While an implicit understanding between the BSP and BJP has been a longstanding pattern, the rapid disenchantment of Muslim voters with the Samajwadi party should be taken seriously by Akhilesh Yadav if he is to remain politically relevant.

Nothing can explain why Akhilesh Yadav chose not to campaign in either Rampur and Azamgarh during the recently concluded bypolls. Since winning the seat of Azamgarh in 2019 he rarely visited his constituency. The defeated candidate, Nirahua, who has now won, continued to nurture his constituency. He is now reaping the benefits.

Chief Minister Yogi Aditynath, his ministers and the entire BJP cadre were rigorously campaigning both in Rampur and Azamgarh with a determination to add two more Lok Sabha seats to the existing BJP kitty of 62 from UP and 2 seats of its alliance partner Apna Dal. The BJP+ now have 66 seats from UP, giving the confidence to CM Yogi to declare that if the bypolls are any indication the saffron party would win all 80 seats in UP in 2024.

According to the CSDS-Lokniti survey after the 2022 Vidhan Sabha election, a record 79% of Muslim voters had voted for the SP. What happened within three and a half months to frustrate the Muslims to such an extent that they left the SP high and dry in its run for Parliament?

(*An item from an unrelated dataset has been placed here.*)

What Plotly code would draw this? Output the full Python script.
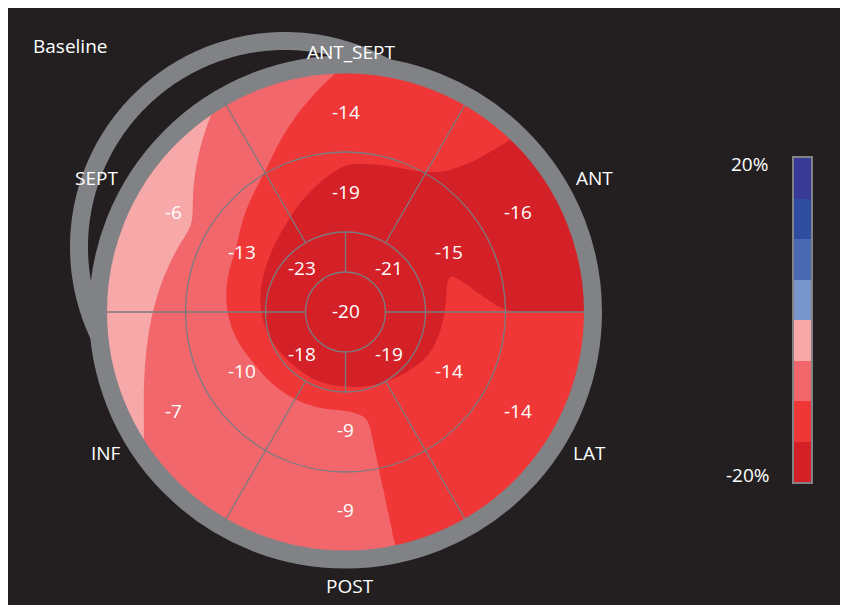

Immediately after the assembly results came out in March the state government led by 'Bulldozer Baba' targeted Muslim builders in Lucknow and elsewhere by bulldozing their occupied or ready to occupy buildings on some technical ground or the other. For instance, environmental clearance or some other NOC had not been sought. Needless to add, many of these builders had close ties with the SP.

Aping the BJP, the Samajwadi party did not host an iftaar party during Ramzaan this year. When Nupur Sharma's objectionable statement against the Prophet led to widespread protests across Uttar Pradesh, Akhilesh remained confined to Twitter in condemning her. The Muslims community did read between the lines.

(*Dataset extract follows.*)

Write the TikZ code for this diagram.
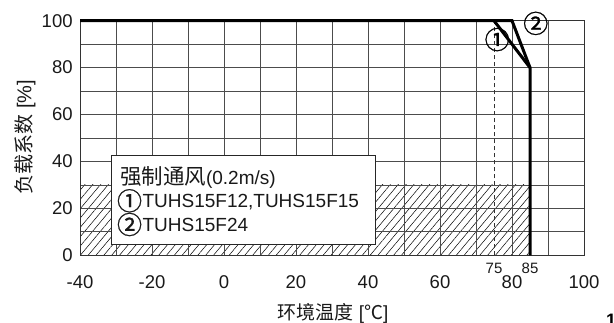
\documentclass[tikz,border=0pt]{standalone}
\usepackage{fontspec}
\setmainfont{Liberation Sans}
\newfontfamily\cjk{Noto Sans CJK SC}
\newfontfamily\cjkheavy[RawFeature={embolden=1}]{Noto Sans CJK SC}
\newcommand\circnum[1]{{\fontsize{25}{25}\cjkheavy\smash{#1}}}
\usetikzlibrary{patterns.meta}

\begin{document}
\begin{tikzpicture}
    \tikzstyle{gridline}=[draw=black!70,line width=0.8pt]
    \tikzstyle{curve}=[draw=black,line width=3pt,line join=miter]
    \tikzstyle{ticklabel}=[font=\fontsize{18.5}{22}\selectfont,text=black!90,inner sep=0pt]
    \tikzstyle{smalllabel}=[font=\fontsize{15}{18}\selectfont,text=black!90,inner sep=0pt]
    \tikzstyle{axistitle}=[font=\fontsize{19}{23}\selectfont,text=black!90,inner sep=0pt]
    \useasboundingbox (0,0) rectangle (614pt,323pt);
    \begin{scope}[x=3.6pt,y=2.346pt,shift={(224pt,67.7pt)}]
    % derating area
    \pattern[pattern={Lines[angle=50,distance=6pt,line width=0.5pt]}] (-40,0) rectangle (85,30);
    \foreach \t in {-40,-30,...,100}
      \draw[gridline] (\t,0) -- (\t,100);
    \foreach \p in {0,10,...,100}
      \draw[gridline] (-40,\p) -- (100,\p);
    \draw[black!80,line width=1pt] (-40,0) rectangle (100,100);
    \draw[black!80,line width=0.7pt,dash pattern=on 4pt off 3pt] (75,0) -- (75,100);
    % legend
    \node[draw=black!85,line width=0.9pt,fill=white,anchor=south west,
          minimum width=264.6pt,minimum height=89.6pt,inner xsep=9pt,
          text width=246.6pt,align=left,font=\fontsize{19}{23.7}\selectfont,text=black!90]
      (legend) at (-31.5,4.26)
      {{\fontsize{21.5}{23.7}\cjk 强制通风}(0.2m/s)\\
       \hspace{-3pt}\raisebox{-2.5pt}{\circnum{①}}\hspace{0.5pt}TUHS15F12,TUHS15F15\\
       \hspace{-3pt}\raisebox{-2.5pt}{\circnum{②}}\hspace{0.5pt}TUHS15F24};
    % curves
    \coordinate (start) at (-40,100);
    \coordinate (knee1) at (75,100);
    \coordinate (knee2) at (80,100);
    \coordinate (corner) at (85,80);
    \coordinate (stop) at (85,0);
    \draw[curve] (start) -- (knee2) -- (corner) -- (stop);
    \draw[curve] (knee1) -- (corner);
    \node[inner sep=0pt] (mark1) at (75.9,87.9) {\circnum{①}};
    \node[inner sep=0pt] (mark2) at (86.6,94.8) {\circnum{②}};
    % axes
    \foreach \t in {-40,-20,...,100}
      \node[ticklabel] (x\t) at (\t,-11.25) {\t};
    \node[smalllabel] (x75) at (75,-5.4) {75};
    \node[smalllabel] (x85) at (85,-5.4) {85};
    \foreach \p in {0,20,...,100}
      \node[ticklabel,anchor=east] (y\p) at (-42,\p) {\p};
    \node[axistitle] (xtitle) at (30.3,-24.6) {{\cjk 环境温度} [{\cjk ℃}]};
    \node[axistitle,font=\fontsize{20}{24}\selectfont,rotate=90] (ytitle) at (-55.3,50.4) {{\cjk 负载系数} [\%]};
    \end{scope}
    \node[anchor=north west,inner sep=0pt,font=\fontsize{18}{20}\bfseries] (pageno) at (606pt,9pt) {1};
  \end{tikzpicture}
\end{document}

The BJP government also demolished houses of Muslim protestors in Kanpur and Allahabad and defended their action in the Supreme Court claiming that the "demolitions had been carried out by the Local Development Authorities …as part of their routine effort against unauthorized/illegal constructions …" Once again the SP's solidarity was confined to social media.

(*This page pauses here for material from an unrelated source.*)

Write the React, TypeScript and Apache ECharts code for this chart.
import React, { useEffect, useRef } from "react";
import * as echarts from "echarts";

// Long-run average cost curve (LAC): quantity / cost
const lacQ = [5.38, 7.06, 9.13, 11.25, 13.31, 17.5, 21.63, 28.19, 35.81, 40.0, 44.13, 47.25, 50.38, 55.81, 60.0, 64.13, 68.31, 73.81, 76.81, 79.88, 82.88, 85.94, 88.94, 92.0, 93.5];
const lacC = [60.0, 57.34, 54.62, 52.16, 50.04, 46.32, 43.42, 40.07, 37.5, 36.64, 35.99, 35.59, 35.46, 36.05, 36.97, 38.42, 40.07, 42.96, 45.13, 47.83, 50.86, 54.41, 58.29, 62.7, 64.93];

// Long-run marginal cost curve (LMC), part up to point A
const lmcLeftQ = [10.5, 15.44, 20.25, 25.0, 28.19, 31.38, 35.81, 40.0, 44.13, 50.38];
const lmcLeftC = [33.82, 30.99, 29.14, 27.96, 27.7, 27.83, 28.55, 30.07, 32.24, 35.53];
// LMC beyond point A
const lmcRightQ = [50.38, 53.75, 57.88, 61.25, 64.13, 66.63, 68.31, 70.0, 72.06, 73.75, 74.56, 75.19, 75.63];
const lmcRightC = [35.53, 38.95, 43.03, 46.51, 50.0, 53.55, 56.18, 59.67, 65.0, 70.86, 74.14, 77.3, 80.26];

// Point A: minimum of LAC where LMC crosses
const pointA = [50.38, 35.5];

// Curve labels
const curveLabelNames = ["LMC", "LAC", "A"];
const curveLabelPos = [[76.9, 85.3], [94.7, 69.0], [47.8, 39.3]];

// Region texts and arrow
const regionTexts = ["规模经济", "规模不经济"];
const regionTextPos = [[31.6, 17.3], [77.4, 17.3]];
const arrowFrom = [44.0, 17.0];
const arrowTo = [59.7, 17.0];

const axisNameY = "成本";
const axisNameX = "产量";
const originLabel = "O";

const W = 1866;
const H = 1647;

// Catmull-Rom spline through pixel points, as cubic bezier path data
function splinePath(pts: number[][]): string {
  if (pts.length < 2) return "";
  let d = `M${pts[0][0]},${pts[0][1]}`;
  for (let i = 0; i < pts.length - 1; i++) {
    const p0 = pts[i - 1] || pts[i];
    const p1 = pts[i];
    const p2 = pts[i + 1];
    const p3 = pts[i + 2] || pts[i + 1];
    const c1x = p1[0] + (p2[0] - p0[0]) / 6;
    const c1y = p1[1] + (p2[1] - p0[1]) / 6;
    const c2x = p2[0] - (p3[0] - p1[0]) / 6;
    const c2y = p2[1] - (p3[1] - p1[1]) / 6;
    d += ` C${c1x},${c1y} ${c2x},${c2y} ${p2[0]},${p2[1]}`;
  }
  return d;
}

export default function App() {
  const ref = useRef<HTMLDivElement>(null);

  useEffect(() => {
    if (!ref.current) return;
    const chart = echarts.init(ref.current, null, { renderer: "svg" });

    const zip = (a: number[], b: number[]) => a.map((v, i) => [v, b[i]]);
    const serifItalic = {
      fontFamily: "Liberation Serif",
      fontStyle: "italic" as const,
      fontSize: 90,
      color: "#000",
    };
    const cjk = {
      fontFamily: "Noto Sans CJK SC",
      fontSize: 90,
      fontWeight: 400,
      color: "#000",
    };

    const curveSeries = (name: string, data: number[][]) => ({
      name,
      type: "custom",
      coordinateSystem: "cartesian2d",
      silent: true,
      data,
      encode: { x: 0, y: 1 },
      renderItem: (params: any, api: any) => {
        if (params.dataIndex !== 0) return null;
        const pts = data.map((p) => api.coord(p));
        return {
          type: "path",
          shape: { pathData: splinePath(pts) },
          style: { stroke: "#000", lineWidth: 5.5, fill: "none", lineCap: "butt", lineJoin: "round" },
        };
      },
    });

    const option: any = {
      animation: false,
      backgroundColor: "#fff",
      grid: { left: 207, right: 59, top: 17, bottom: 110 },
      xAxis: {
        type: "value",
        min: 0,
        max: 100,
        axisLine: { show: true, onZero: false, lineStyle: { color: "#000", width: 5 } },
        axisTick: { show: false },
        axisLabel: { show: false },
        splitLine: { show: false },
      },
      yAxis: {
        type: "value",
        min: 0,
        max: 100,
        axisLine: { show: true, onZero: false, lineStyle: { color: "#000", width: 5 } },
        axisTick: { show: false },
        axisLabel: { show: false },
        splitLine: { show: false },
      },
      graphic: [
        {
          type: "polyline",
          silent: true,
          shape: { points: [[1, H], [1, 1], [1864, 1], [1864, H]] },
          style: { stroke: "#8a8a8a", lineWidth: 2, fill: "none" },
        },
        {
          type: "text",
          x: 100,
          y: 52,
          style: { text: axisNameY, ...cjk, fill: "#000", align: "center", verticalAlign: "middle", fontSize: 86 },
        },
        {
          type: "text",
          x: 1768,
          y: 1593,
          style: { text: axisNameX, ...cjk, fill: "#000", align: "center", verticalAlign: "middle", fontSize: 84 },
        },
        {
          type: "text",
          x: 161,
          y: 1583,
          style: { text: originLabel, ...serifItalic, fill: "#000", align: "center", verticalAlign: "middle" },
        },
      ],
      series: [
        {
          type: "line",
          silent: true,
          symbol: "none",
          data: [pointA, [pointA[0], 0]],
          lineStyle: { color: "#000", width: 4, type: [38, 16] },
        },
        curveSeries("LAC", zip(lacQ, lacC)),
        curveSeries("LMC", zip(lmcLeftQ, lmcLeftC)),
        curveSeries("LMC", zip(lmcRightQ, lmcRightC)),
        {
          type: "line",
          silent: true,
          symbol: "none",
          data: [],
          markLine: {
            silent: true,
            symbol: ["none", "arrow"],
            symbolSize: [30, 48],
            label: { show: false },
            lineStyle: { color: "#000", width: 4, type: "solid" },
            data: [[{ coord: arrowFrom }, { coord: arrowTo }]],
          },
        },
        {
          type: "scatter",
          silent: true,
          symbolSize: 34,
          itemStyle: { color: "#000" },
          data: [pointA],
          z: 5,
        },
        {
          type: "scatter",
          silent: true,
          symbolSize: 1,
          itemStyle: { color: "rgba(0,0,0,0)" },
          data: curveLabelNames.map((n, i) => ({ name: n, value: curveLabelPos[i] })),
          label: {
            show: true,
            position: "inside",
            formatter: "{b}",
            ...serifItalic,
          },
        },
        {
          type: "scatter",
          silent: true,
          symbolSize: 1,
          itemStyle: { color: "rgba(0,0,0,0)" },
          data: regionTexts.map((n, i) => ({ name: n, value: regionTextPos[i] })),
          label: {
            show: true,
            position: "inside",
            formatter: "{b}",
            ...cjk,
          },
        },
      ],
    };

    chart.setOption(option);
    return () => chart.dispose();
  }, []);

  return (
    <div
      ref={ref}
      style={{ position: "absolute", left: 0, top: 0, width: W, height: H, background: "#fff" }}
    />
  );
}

The Yogi government's subjective and blatant use of the Gangster and Anti-Social Activities (Prevention) Act, the Prevention of Public Property Damages Act, and the Uttar Pradesh Recovery of Damages to Public and Private Property Act of 2020 has pushed Muslims to the wall.

And the political party in which they placed their faith earlier this year did little to support them in their hour of crisis. Muslim voters had completely rejected the AIMIM during the Vidhan Sabha election, reducing Owaisi's party's share to less than NOTA.

During his election campaign in Azamgarh, CM Yogi promised to change the name of the district from Azamgarh to Aryamgarh. He had once described the district as the nursery of terrorism – a profiling that has clearly been forgotten and forgiven by its people.

In a knee-jerk reaction to the debacle in Rampur and Azamgarh, the SP President has announced the dissolution of the national, state and district executive bodies of all its organizations including the youth and the women's wings with immediate effect.

"The party is gearing up for the 2024 Lok Sabha elections and the focus is to strengthen the organization to take on the BJP with full force", said a senior party leader.

However, as alliance partner Suheldev Bhartiya Samaj Party President Om Prakash Rajbhar recently said that to strengthen his hold over the party organization, Akhilesh Yadav should come out of the comfort of his air-conditioned room. Rajbhar assured the Samajwadi chief that he would remain an alliance partner in 2024 but advised Akhilesh Yadav not to treat his workers like bureaucrats. "You take a car to even travel for 100 metres…Your party workers have asked me to request you to meet them like I meet my party workers. You can easily win them if you stand with them…" was Rajbhar's sage advice.

The bypolls are an early warning to Akhilesh Yadav's Samajwadi party to get its act together and climb down from its high horse if it wants to remain a serious player in UP politics.